Stored records:
· · · · ·

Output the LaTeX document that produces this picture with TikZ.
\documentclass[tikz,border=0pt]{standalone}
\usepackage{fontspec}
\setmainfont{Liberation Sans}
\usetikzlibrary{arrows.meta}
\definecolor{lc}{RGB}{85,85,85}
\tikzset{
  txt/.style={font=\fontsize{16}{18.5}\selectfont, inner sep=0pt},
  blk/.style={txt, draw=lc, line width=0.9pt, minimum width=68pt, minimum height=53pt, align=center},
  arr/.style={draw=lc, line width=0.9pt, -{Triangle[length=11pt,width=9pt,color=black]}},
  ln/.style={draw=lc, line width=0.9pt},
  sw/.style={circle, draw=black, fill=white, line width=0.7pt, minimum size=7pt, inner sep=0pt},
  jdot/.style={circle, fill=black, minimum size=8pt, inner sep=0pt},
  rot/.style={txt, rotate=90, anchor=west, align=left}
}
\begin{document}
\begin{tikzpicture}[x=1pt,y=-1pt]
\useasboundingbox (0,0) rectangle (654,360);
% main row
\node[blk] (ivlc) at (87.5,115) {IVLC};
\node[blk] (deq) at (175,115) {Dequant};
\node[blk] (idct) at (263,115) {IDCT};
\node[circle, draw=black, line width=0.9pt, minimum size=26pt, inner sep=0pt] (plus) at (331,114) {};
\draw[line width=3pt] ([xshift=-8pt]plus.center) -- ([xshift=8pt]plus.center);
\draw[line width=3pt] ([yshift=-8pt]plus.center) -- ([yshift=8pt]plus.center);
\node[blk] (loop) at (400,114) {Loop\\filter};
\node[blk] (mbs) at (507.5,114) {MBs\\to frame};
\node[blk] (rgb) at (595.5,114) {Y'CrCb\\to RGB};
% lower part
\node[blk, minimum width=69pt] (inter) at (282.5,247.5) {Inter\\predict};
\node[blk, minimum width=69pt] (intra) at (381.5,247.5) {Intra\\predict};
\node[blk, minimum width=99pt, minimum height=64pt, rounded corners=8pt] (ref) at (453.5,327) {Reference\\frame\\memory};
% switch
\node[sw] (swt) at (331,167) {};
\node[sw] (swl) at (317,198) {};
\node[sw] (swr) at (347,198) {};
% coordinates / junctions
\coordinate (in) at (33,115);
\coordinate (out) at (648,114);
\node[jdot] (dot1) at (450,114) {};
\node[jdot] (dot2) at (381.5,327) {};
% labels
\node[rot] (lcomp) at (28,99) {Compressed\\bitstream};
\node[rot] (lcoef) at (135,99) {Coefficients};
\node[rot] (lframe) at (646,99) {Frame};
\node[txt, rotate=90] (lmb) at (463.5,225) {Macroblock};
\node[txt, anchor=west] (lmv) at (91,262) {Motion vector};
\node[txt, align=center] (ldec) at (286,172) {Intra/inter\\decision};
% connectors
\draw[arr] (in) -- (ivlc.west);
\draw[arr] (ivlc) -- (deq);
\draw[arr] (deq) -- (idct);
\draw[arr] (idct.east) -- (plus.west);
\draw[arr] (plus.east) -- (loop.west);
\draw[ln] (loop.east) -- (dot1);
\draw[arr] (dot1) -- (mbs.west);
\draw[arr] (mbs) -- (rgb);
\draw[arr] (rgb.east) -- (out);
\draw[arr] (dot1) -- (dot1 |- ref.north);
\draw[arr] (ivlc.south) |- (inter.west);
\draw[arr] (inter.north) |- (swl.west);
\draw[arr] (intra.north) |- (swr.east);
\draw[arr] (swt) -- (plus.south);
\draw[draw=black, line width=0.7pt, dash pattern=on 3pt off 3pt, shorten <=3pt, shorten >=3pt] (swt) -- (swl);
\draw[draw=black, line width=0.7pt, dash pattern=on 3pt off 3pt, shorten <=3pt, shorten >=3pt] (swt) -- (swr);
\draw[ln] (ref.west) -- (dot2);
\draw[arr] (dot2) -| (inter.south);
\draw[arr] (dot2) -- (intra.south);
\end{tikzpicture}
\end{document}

· · · · ·

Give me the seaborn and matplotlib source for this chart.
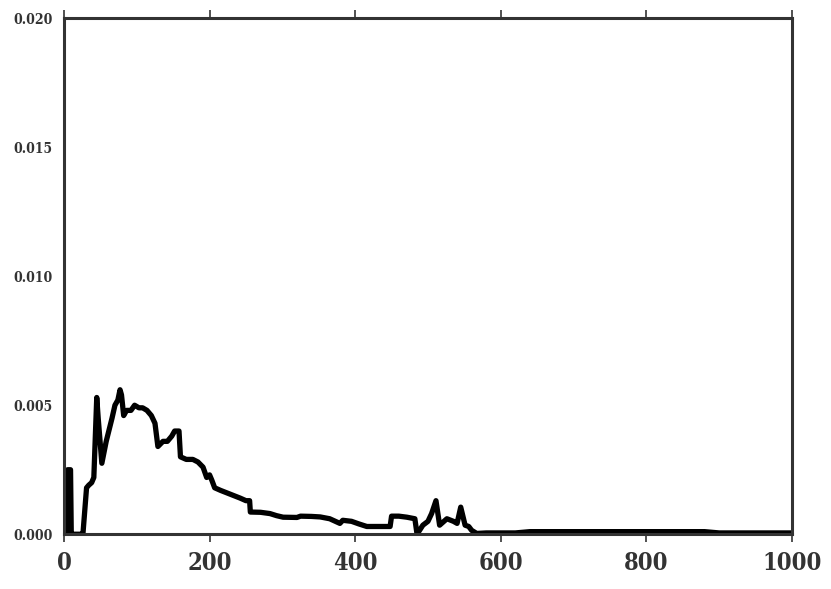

· · · · ·

Your task: How many lines of these entries contain "this"? Answer with the number and nothing else.

Result below: 2